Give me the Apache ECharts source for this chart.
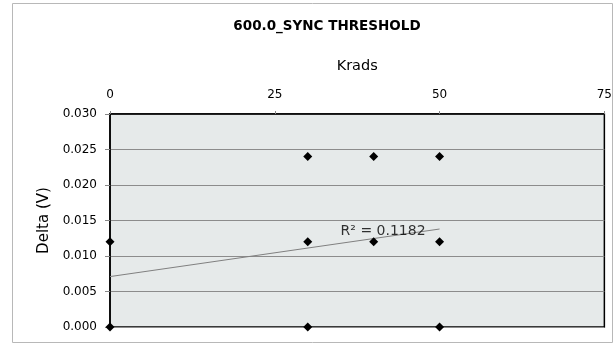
<!DOCTYPE html>
<html><head><meta charset="utf-8">
<script src="https://cdn.jsdelivr.net/npm/echarts@6/dist/echarts.min.js"></script>
<style>html,body{margin:0;padding:0;background:#fff}#c{width:615px;height:347px}</style>
</head><body><div id="c"></div>
<script>
var xTicks = [0, 25, 50, 75];
var yTicks = ['0.000','0.005','0.010','0.015','0.020','0.025','0.030'];
var kradsValues = [0, 0, 30, 30, 30, 40, 40, 50, 50, 50];
var deltaValues = [0.012, 0.000, 0.024, 0.012, 0.000, 0.024, 0.012, 0.024, 0.012, 0.000];
var trendX = [0, 50];
var trendY = [0.0071, 0.0138];
var r2Text = 'R² = 0.1182';

var pts = kradsValues.map(function(x, i){ return [x, deltaValues[i]]; });
var trend = trendX.map(function(x, i){ return [x, trendY[i]]; });
var font = 'DejaVu Sans, Liberation Sans, sans-serif';
var chart = echarts.init(document.getElementById('c'));
chart.setOption({
  animation: false,
  backgroundColor: '#fff',
  graphic: [
    {type:'rect', shape:{x:12.5,y:3.5,width:600,height:339}, style:{fill:'none', stroke:'#b8b8b8', lineWidth:1}, z:-1}
  ],
  title: {text:'600.0_SYNC THRESHOLD', left:322, top:14, textAlign:'center',
    textStyle:{fontFamily:font, fontSize:13.5, fontWeight:'bold', color:'#000'}},
  grid: {left:110, right:8, top:114, bottom:20, show:true, backgroundColor:'#e6eaea', borderColor:'#000', borderWidth:1.5},
  xAxis: {type:'value', position:'top', min:0, max:75, interval:25,
    name:'Krads', nameLocation:'middle', nameGap:40, nameTextStyle:{fontFamily:font, fontSize:14.5, color:'#000'},
    axisLine:{show:true, onZero:false, lineStyle:{color:'#000', width:1.5}},
    axisTick:{show:true, length:3, lineStyle:{color:'#888'}},
    axisLabel:{fontFamily:font, fontSize:12, color:'#000', margin:13},
    splitLine:{show:false}},
  yAxis: {type:'value', min:0, max:0.03, interval:0.005,
    name:'Delta (V)', nameLocation:'middle', nameGap:56, nameTextStyle:{fontFamily:font, fontSize:15, color:'#000'},
    axisLine:{show:true, onZero:false, lineStyle:{color:'#000', width:1.5}},
    axisTick:{show:true, length:5, lineStyle:{color:'#888'}},
    axisLabel:{fontFamily:font, fontSize:12, color:'#000', margin:13, formatter:function(v){ return yTicks[Math.round(v/0.005)]; }},
    splitLine:{show:true, lineStyle:{color:'#8c8c8c', width:1}}},
  series: [
    {type:'line', data:trend, showSymbol:false, symbol:'none', lineStyle:{color:'#808080', width:1}, z:2},
    {type:'scatter', data:[trend[trend.length-1]], symbolSize:0, z:4, silent:true,
     label:{show:true, formatter:r2Text, position:'left', distance:14, offset:[0,2], fontFamily:font, fontSize:14, color:'#000'}},
    {type:'scatter', data:pts, symbol:'diamond', symbolSize:9, itemStyle:{color:'#000', opacity:1}, z:3, clip:false}
  ]
});
</script></body></html>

········

## Written request
Repeat all the data as it stands, dropping any images it holds.

## Task response
Give me the Apache ECharts source for this chart.
<!DOCTYPE html>
<html><head><meta charset="utf-8">
<script src="https://cdn.jsdelivr.net/npm/echarts@6/dist/echarts.min.js"></script>
<style>html,body{margin:0;padding:0;background:#fff}#c{width:615px;height:347px}</style>
</head><body><div id="c"></div>
<script>
var xTicks = [0, 25, 50, 75];
var yTicks = ['0.000','0.005','0.010','0.015','0.020','0.025','0.030'];
var kradsValues = [0, 0, 30, 30, 30, 40, 40, 50, 50, 50];
var deltaValues = [0.012, 0.000, 0.024, 0.012, 0.000, 0.024, 0.012, 0.024, 0.012, 0.000];
var trendX = [0, 50];
var trendY = [0.0071, 0.0138];
var r2Text = 'R² = 0.1182';

var pts = kradsValues.map(function(x, i){ return [x, deltaValues[i]]; });
var trend = trendX.map(function(x, i){ return [x, trendY[i]]; });
var font = 'DejaVu Sans, Liberation Sans, sans-serif';
var chart = echarts.init(document.getElementById('c'));
chart.setOption({
  animation: false,
  backgroundColor: '#fff',
  graphic: [
    {type:'rect', shape:{x:12.5,y:3.5,width:600,height:339}, style:{fill:'none', stroke:'#b8b8b8', lineWidth:1}, z:-1}
  ],
  title: {text:'600.0_SYNC THRESHOLD', left:322, top:14, textAlign:'center',
    textStyle:{fontFamily:font, fontSize:13.5, fontWeight:'bold', color:'#000'}},
  grid: {left:110, right:8, top:114, bottom:20, show:true, backgroundColor:'#e6eaea', borderColor:'#000', borderWidth:1.5},
  xAxis: {type:'value', position:'top', min:0, max:75, interval:25,
    name:'Krads', nameLocation:'middle', nameGap:40, nameTextStyle:{fontFamily:font, fontSize:14.5, color:'#000'},
    axisLine:{show:true, onZero:false, lineStyle:{color:'#000', width:1.5}},
    axisTick:{show:true, length:3, lineStyle:{color:'#888'}},
    axisLabel:{fontFamily:font, fontSize:12, color:'#000', margin:13},
    splitLine:{show:false}},
  yAxis: {type:'value', min:0, max:0.03, interval:0.005,
    name:'Delta (V)', nameLocation:'middle', nameGap:56, nameTextStyle:{fontFamily:font, fontSize:15, color:'#000'},
    axisLine:{show:true, onZero:false, lineStyle:{color:'#000', width:1.5}},
    axisTick:{show:true, length:5, lineStyle:{color:'#888'}},
    axisLabel:{fontFamily:font, fontSize:12, color:'#000', margin:13, formatter:function(v){ return yTicks[Math.round(v/0.005)]; }},
    splitLine:{show:true, lineStyle:{color:'#8c8c8c', width:1}}},
  series: [
    {type:'line', data:trend, showSymbol:false, symbol:'none', lineStyle:{color:'#808080', width:1}, z:2},
    {type:'scatter', data:[trend[trend.length-1]], symbolSize:0, z:4, silent:true,
     label:{show:true, formatter:r2Text, position:'left', distance:14, offset:[0,2], fontFamily:font, fontSize:14, color:'#000'}},
    {type:'scatter', data:pts, symbol:'diamond', symbolSize:9, itemStyle:{color:'#000', opacity:1}, z:3, clip:false}
  ]
});
</script></body></html>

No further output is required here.